À quelques mois des élections municipales et alors que le projet de rénovation de la gare du Nord prévoit de construire près de 2 000 nouvelles places pour garer les vélos, Paris doit anticiper cette augmentation du trafic des deux-roues si la ville entend véritablement devenir le fer de lance des mobilités douces.
Comment faire d’une gare un lieu de vie à part entière, et non plus un simple espace de transit pour voyageurs pressés ? C’est à cette question que se propose de répondre le projet de rénovation de la gare du Nord, à Paris, qui devrait être conduit à son terme d’ici aux Jeux olympiques de 2024. Dans une tribune parue le 10 octobre dernier dans le Huffington Post, l’urbaniste Yoann Sportouch défendait l’ émergence de nouvelles gares, censée nous faciliter la vie », ouvrir de « nouvelles perspectives » et même devenir les « porte-parole des territoires desservis » : à la fois lieu culturel accueillant des expositions temporaires, lieu de détente – et non plus seulement d’attente – et lieu d’échanges, la gare de demain doit surtout, conclut l’expert, accompagner les nouvelles mobilités urbaines, en s’imposant comme une « grande plateforme multimodale ».
Une « capitale mondiale du vélo » en retard sur ses concurrentes
Une approche différente de « la gare », qui deviendrait moins un espace de transit qu’une zone de concentration des activités humaines. Un esprit qui transparait clairement dans le projet proposé par SNCF Gares & Mobilités et la foncière d’Auchan, Ceetrus, les deux entités en charge du futur chantier de la gare du Nord.
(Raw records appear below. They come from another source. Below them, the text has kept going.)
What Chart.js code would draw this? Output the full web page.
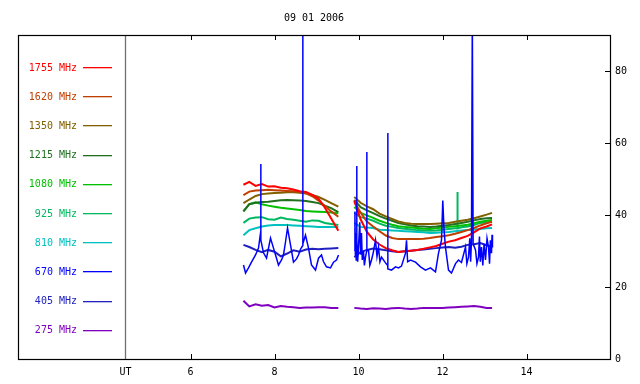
<!DOCTYPE html>
<html><head><meta charset="utf-8">
<script src="https://cdn.jsdelivr.net/npm/chart.js@4/dist/chart.umd.min.js"></script>
<style>html,body{margin:0;padding:0;background:#fff}#wrap{width:640px;height:384px}</style>
</head><body><div id="wrap"><canvas id="c" width="640" height="384"></canvas></div>
<script>
// ---------- data ----------
const chartTitle = '09 01 2006';
const freqLabels = ['1755 MHz','1620 MHz','1350 MHz','1215 MHz','1080 MHz','925 MHz','810 MHz','670 MHz','405 MHz','275 MHz'];
const xTickVals = [6, 8, 10, 12, 14];
const yTickVals = [0, 20, 40, 60, 80];
const utMarker = 4.45;

const timeUT = [7.26,7.4,7.55,7.7,7.85,8.0,8.15,8.3,8.45,8.6,8.75,8.9,9.05,9.2,9.35,9.52,
  9.7,
  9.9,10.05,10.2,10.35,10.5,10.65,10.8,10.95,11.1,11.25,11.4,11.55,11.7,11.85,12.0,12.15,12.3,12.45,12.6,12.75,12.9,13.05,13.18];

const mhz1755 = [48.4,49.2,48.1,48.6,47.9,48.0,47.6,47.4,47.1,46.6,46.4,45.6,44.5,42.0,39.0,35.6,
  null,
  44.0,38.8,35.3,33.2,31.8,30.8,30.2,29.7,29.9,30.1,30.3,30.6,31.0,31.4,32.0,32.6,33.0,33.6,34.2,35.2,36.3,36.8,37.4];
const mhz1620 = [45.5,46.5,46.8,46.9,47.0,46.9,46.8,46.7,46.6,46.4,46.0,45.2,44.0,42.5,41.0,39.5,
  null,
  43.6,40.7,38.2,36.8,35.5,34.3,33.6,33.3,33.3,33.3,33.3,33.4,33.6,33.9,34.1,34.4,34.8,35.3,35.8,36.4,37.1,37.7,38.1];
const mhz1350 = [43.3,44.3,45.3,45.8,46.0,46.1,46.2,46.3,46.3,46.2,46.0,45.6,45.0,44.2,43.3,42.3,
  null,
  45.0,43.4,42.4,41.6,40.4,39.6,38.9,38.2,37.8,37.6,37.5,37.5,37.5,37.6,37.7,37.8,38.1,38.4,38.7,39.1,39.6,40.1,40.6];
const mhz1215 = [41.0,43.0,43.4,43.6,43.7,43.9,44.1,44.2,44.1,44.0,43.9,43.6,43.3,42.6,41.9,40.8,
  null,
  44.2,42.2,41.3,40.5,39.7,39.0,38.4,37.8,37.4,37.1,36.9,36.8,36.7,36.8,37.0,37.2,37.5,37.8,38.1,38.5,38.9,39.1,39.2];
const mhz1080 = [41.0,43.0,43.5,43.0,42.6,42.3,42.0,41.8,41.6,41.4,41.1,41.0,40.9,40.8,40.7,40.5,
  null,
  42.2,40.6,39.9,39.2,38.4,37.8,37.3,36.9,36.7,36.5,36.4,36.2,36.1,36.3,36.5,36.7,36.9,37.1,37.3,37.7,38.1,38.4,38.6];
const mhz925 = [37.8,39.0,39.3,39.4,38.8,38.7,39.3,38.9,38.7,38.4,38.1,38.5,38.4,37.8,37.5,37.2,
  null,
  40.6,39.4,39.0,38.4,37.6,37.0,36.7,36.4,36.2,36.0,35.8,35.7,35.6,35.7,35.9,36.1,36.3,36.6,36.8,37.2,37.8,38.0,38.1];
const mhz810 = [34.4,35.8,36.3,36.8,37.1,37.2,37.2,37.2,37.1,37.0,36.9,36.8,36.7,36.7,36.7,36.7,
  null,
  37.8,36.7,36.5,36.4,35.9,35.8,35.7,35.6,35.5,35.4,35.3,35.2,35.0,35.1,35.2,35.3,35.5,35.7,35.8,36.0,36.1,36.3,36.4];
const mhz405 = [31.7,31.1,30.3,29.7,30.3,29.8,28.5,29.3,30.2,29.8,30.4,30.6,30.5,30.6,30.7,30.8,
  null,
  28.3,29.7,30.3,30.7,30.5,30.2,29.9,29.7,29.9,30.1,30.3,30.4,30.6,30.8,31.0,31.1,30.9,31.2,31.7,31.9,32.2,31.6,31.1];
const mhz275 = [16.2,14.6,15.2,14.8,15.0,14.3,14.7,14.5,14.4,14.2,14.3,14.3,14.4,14.4,14.2,14.2,
  null,
  14.2,14.0,13.9,14.1,14.0,13.9,14.1,14.2,14.0,13.9,14.0,14.2,14.2,14.2,14.2,14.3,14.4,14.5,14.6,14.7,14.5,14.2,14.2];

// 670 MHz is sampled more finely (noisy, with spikes)
const time670a = [7.262,7.310,7.381,7.452,7.548,7.619,7.671,7.674,7.676,7.738,
  7.810,7.905,7.976,8.048,8.095,8.167,8.214,8.262,8.310,8.381,
  8.452,8.524,8.571,8.619,8.671,8.674,8.676,8.738,8.810,8.881,
  8.976,9.048,9.119,9.167,9.238,9.333,9.405,9.476,9.524];
const mhz670a = [26.1,23.9,25.3,26.9,28.9,30.8,35.3,54.2,33.0,29.5,
  28.0,33.6,30.8,28.0,26.1,27.5,28.9,32.5,36.4,31.7,
  26.9,27.8,28.9,30.5,31.5,95,32.0,34.4,30.8,26.1,
  24.7,28.0,28.9,27.0,25.6,25.3,26.9,27.5,28.9];
const time670b = [9.905,9.915,9.925,9.935,9.945,9.957,9.960,9.962,9.980,10.000,
  10.030,10.050,10.071,10.090,10.119,10.140,10.167,10.195,10.198,10.200,
  10.238,10.270,10.310,10.350,10.405,10.440,10.476,10.510,10.548,10.643,
  10.695,10.698,10.700,10.786,10.881,10.952,11.024,11.119,11.143,11.170,
  11.238,11.357,11.476,11.595,11.714,11.833,11.905,11.976,12.007,12.036,
  12.071,12.143,12.214,12.310,12.381,12.452,12.548,12.580,12.619,12.650,
  12.670,12.690,12.710,12.721,12.729,12.786,12.820,12.857,12.880,12.900,
  12.929,12.960,12.990,13.024,13.060,13.095,13.120,13.140,13.167,13.180,
  13.190];
const mhz670b = [30.0,41.0,29.0,35.0,27.5,36.0,53.6,33.0,27.0,31.1,
  38.0,29.0,35.0,27.5,30.0,26.0,28.3,30.0,57.5,30.3,
  30.3,26.0,27.5,29.5,33.0,28.5,31.1,27.0,28.3,26.7,
  26.0,62.8,25.0,24.7,25.6,25.3,25.8,29.4,33.0,27.0,
  27.5,26.9,25.6,24.7,25.3,24.2,29.4,33.0,44.0,36.0,
  31.0,24.7,23.9,26.5,27.5,26.8,31.1,26.5,28.3,33.5,
  27.0,33.0,95,95,32.0,30.3,26.5,28.3,34.0,27.0,
  31.1,26.0,32.0,27.5,33.5,31.1,26.5,33.0,29.4,34.5,
  31.0];

const spike925Time = [12.355, 12.357, 12.359];
const spike925Val = [36.3, 46.4, 36.3];

// ---------- styles ----------
const seriesColors = ['#ff0000','#c04000','#806000','#207020','#00c000','#00b860','#00c0c0','#0000ff','#2020c0','#8000c0'];
const FONT = '"DejaVu Sans Mono", "Liberation Mono", monospace';

function toPoints(ts, vs) { return ts.map((t, i) => ({ x: t, y: vs[i] })); }
function mergeSpike(ts, vs, sts, svs) {
  return toPoints(ts, vs).concat(toPoints(sts, svs)).sort((a, b) => a.x - b.x);
}
const time670 = time670a.concat([9.7], time670b);
const mhz670 = mhz670a.concat([null], mhz670b);

const seriesData = [
  toPoints(timeUT, mhz1755),
  toPoints(timeUT, mhz1620),
  toPoints(timeUT, mhz1350),
  toPoints(timeUT, mhz1215),
  toPoints(timeUT, mhz1080),
  mergeSpike(timeUT, mhz925, spike925Time, spike925Val),
  toPoints(timeUT, mhz810),
  toPoints(time670, mhz670),
  toPoints(timeUT, mhz405),
  toPoints(timeUT, mhz275)
];
const drawOrder = [1, 2, 3, 4, 5, 6, 7, 0, 8, 9];

const datasets = seriesData.map((d, i) => ({
  label: freqLabels[i],
  data: d,
  borderColor: seriesColors[i],
  backgroundColor: seriesColors[i],
  borderWidth: i === 7 ? 1.5 : 2,
  pointRadius: 0,
  tension: 0,
  spanGaps: false,
  order: drawOrder[i]
}));

const X_MIN = 6 - 172.5 / 42;
const X_MAX = X_MIN + 592 / 42;

const deco = {
  id: 'deco',
  beforeDatasetsDraw(chart) {
    const { ctx, chartArea: a, scales: { x } } = chart;
    const px = Math.round(x.getPixelForValue(utMarker)) + 0.5;
    ctx.save();
    ctx.strokeStyle = '#707070';
    ctx.lineWidth = 1.3;
    ctx.beginPath(); ctx.moveTo(px, a.top); ctx.lineTo(px, a.bottom); ctx.stroke();
    ctx.restore();
  },
  afterDraw(chart) {
    const { ctx, chartArea: a, scales: { x, y } } = chart;
    ctx.save();
    ctx.strokeStyle = '#000';
    ctx.lineWidth = 1.2;
    ctx.strokeRect(a.left + 0.5, a.top + 0.5, a.right - a.left, a.bottom - a.top);
    ctx.lineWidth = 1;
    ctx.beginPath();
    xTickVals.forEach(v => {
      const px = Math.round(x.getPixelForValue(v)) + 0.5;
      ctx.moveTo(px, a.bottom); ctx.lineTo(px, a.bottom - 5);
      ctx.moveTo(px, a.top); ctx.lineTo(px, a.top + 5);
    });
    yTickVals.forEach(v => {
      const py = Math.round(y.getPixelForValue(v)) + 0.5;
      ctx.moveTo(a.right + 0.5, py); ctx.lineTo(a.right - 5, py);
    });
    ctx.stroke();
    ctx.fillStyle = '#000';
    ctx.font = '10px ' + FONT;
    ctx.textAlign = 'center';
    ctx.textBaseline = 'middle';
    ctx.fillText(chartTitle, (a.left + a.right) / 2, 18);
    ctx.textAlign = 'right';
    freqLabels.forEach((lab, i) => {
      const yy = 68 + i * 29.2;
      ctx.fillStyle = seriesColors[i];
      ctx.fillText(lab, 77, yy);
      ctx.fillRect(83, Math.round(yy) - 1, 29, 1.3);
    });
    ctx.restore();
  }
};

new Chart(document.getElementById('c'), {
  type: 'line',
  data: { datasets },
  options: {
    responsive: false,
    animation: false,
    devicePixelRatio: 1,
    layout: { padding: { left: 18, top: 35, right: 0, bottom: 0 } },
    plugins: { legend: { display: false }, title: { display: false }, tooltip: { enabled: false } },
    scales: {
      x: {
        type: 'linear', min: X_MIN, max: X_MAX,
        afterBuildTicks: s => { s.ticks = [utMarker].concat(xTickVals).map(v => ({ value: v })); },
        afterFit: s => { s.height = 25; },
        grid: { display: false, drawTicks: false },
        border: { display: false },
        ticks: {
          autoSkip: false, maxRotation: 0, padding: 7, color: '#000',
          font: { family: FONT, size: 10 },
          callback: v => (v === utMarker ? 'UT' : String(v))
        }
      },
      y: {
        type: 'linear', position: 'right', min: 0, max: 90,
        afterBuildTicks: s => { s.ticks = yTickVals.map(v => ({ value: v })); },
        afterFit: s => { s.width = 30; },
        grid: { display: false, drawTicks: false },
        border: { display: false },
        ticks: { padding: 5, color: '#000', font: { family: FONT, size: 10 } }
      }
    }
  },
  plugins: [deco]
});
</script>
</body></html>
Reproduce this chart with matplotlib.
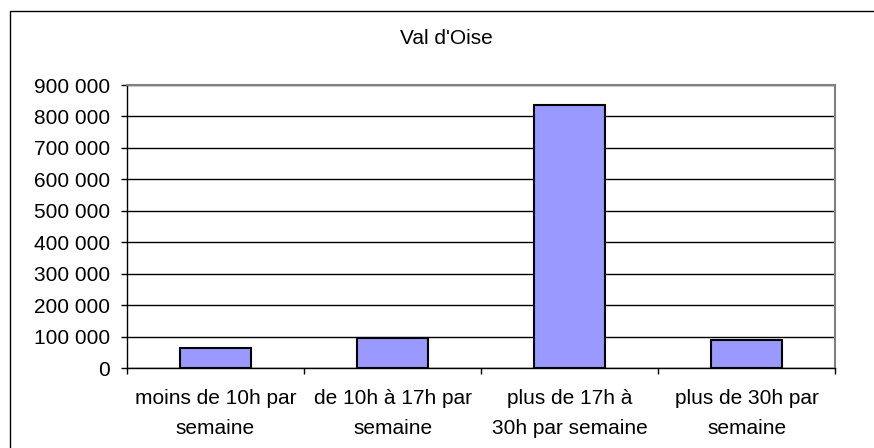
import matplotlib.pyplot as plt
from matplotlib.patches import Rectangle
from matplotlib.ticker import FuncFormatter

plt.rcParams['font.family'] = ['Liberation Sans', 'DejaVu Sans']

categories = ['moins de 10h par\nsemaine', 'de 10h à 17h par\nsemaine',
              'plus de 17h à\n30h par semaine', 'plus de 30h par\nsemaine']
values = [63000, 94000, 836000, 88000]
title = "Val d'Oise"

W, H = 874, 448
fs = 15
fig = plt.figure(figsize=(W / 100, H / 100), dpi=100)
ax = fig.add_axes([127 / W, 1 - 368 / H, (835 - 127) / W, (368 - 85) / H])

x = list(range(len(categories)))
ax.bar(x, values, width=0.4, color='#9999ff', edgecolor='black', linewidth=1.5, zorder=3)

ax.set_xlim(-0.5, len(categories) - 0.5)
ax.set_ylim(0, 900000)
ax.set_yticks(range(0, 900001, 100000))
ax.yaxis.set_major_formatter(FuncFormatter(lambda v, p: f'{int(v):,}'.replace(',', ' ')))
ax.grid(axis='y', color='black', linewidth=1, zorder=0)

ax.set_xticks([-0.5, 0.5, 1.5, 2.5, 3.5])
ax.set_xticklabels([])
ax.set_xticks(x, minor=True)
ax.set_xticklabels(categories, minor=True, fontsize=fs, linespacing=1.75)
ax.tick_params(axis='x', which='minor', length=0, pad=15)
ax.tick_params(axis='x', which='major', length=4, width=1, direction='out')
ax.tick_params(axis='y', length=4, width=1, direction='out', pad=8.5, labelsize=fs)

for side in ['top', 'right']:
    ax.spines[side].set_color('#808080')
    ax.spines[side].set_linewidth(1.5)
for side in ['left', 'bottom']:
    ax.spines[side].set_color('black')
    ax.spines[side].set_linewidth(1)

fig.text(446 / W, 1 - 38 / H, title, ha='center', va='center', fontsize=fs)

# chart area border (right and bottom edges fall outside the picture)
fig.patches.append(Rectangle((10 / W, -0.1), 1.2, 1 - 11 / H + 0.1,
                             transform=fig.transFigure, fill=False,
                             edgecolor='black', linewidth=1))

fig.savefig('out.png', dpi=100)
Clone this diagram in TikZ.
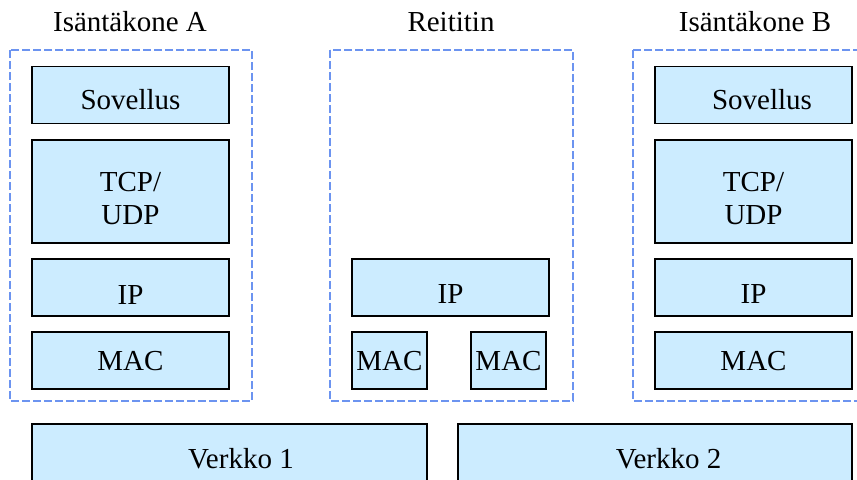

Ainsi, même si elle est loin de représenter l’aspect le plus médiatisé du projet de rénovation de cette gare, la construction d’un immense garage à vélos, pouvant accueillir près de 2 000 bicyclettes, répond précisément à ce besoin d’écomobilité et d’interopérabilité. Un espace pour les garer, mais aussi les protéger des intempéries et des incivilités, tout en proposant des bornes pour recharger les vélos électriques. Une sorte de « hub » des mobilités douces ? L’idée qui tombe à point nommé, alors que les Parisiens et Franciliens sont demandeurs de moyens de transport plus durables ; mais également la Ville de Paris qui, par la voix de son premier édile, Anne Hidalgo, a promis l’été dernier de faire de Paris la « capitale mondiale du vélo ».
Une promesse de campagne — les élections municipales ont lieu au printemps prochain — qui, pour l’heure et comme toutes les promesses, n’engage que ceux qui veulent bien y croire. Car Paris est loin du compte, et fait encore pâle figure face à ses concurrentes internationales, comme Bâle, Innsbruck, Oxford ou Malmö, et même au regard des avancées entreprises par d’autres villes françaises de moindre taille, comme Bordeaux, Lyon ou Rennes. La capitale française demeure envers et contre tout celle de la voiture-reine, et non de la « petite reine », des embouteillages monstres, de la catastrophe Vélib et de l’anarchie à trottinette — trottinettes dont le succès est, du moins en partie, attribuable au retard accumulé par la municipalité en matière de vélo.
Anticiper les nouveaux usages
Le projet de rénovation de la gare du Nord, et son futur parking à vélos vont donc contraindre la Mairie de Paris à accélérer la transformation de la ville pour l’adapter à la circulation des bicyclettes — d’autant plus urgemment que le prolongement des actuelles lignes de métro et les futures gares du Grand Paris vont charrier, au sein de la capitale, de nouveaux usagers. Car il ne suffit pas, tant s’en faut, de créer ex nihilo des milliers de nouvelles places de parking à vélo ; encore faut-il que ces cyclistes et leurs deux-roues n’obstruent pas les étroites rues parisiennes, qui n’ont pas été conçues pour favoriser les mobilités douces.
Au risque, sinon, de se retrouver dans la situation de Strasbourg, dont la gare est saturée de vélos, ou, pire, d’Amsterdam, dont le folklore à deux roues tourne pour ses habitants au « cauchemar quotidien » : avec près de 500 000 cyclistes par jour pour 800 000 habitants, les utilisateurs de deux-roues représentaient en 2009 près de six blessés graves sur dix. Pour ne pas sombrer dans les mêmes dérives et permettre aux usagers de la future gare du Nord de pédaler, sans risques pour eux-mêmes et les autres habitants, le maître-mot reste donc l’anticipation. Oui, trois fois oui, aux nouvelles places de parking à vélo ; mais à condition que la ville sache s’adapter en bonne intelligence à ces nouvelles mobilités douces.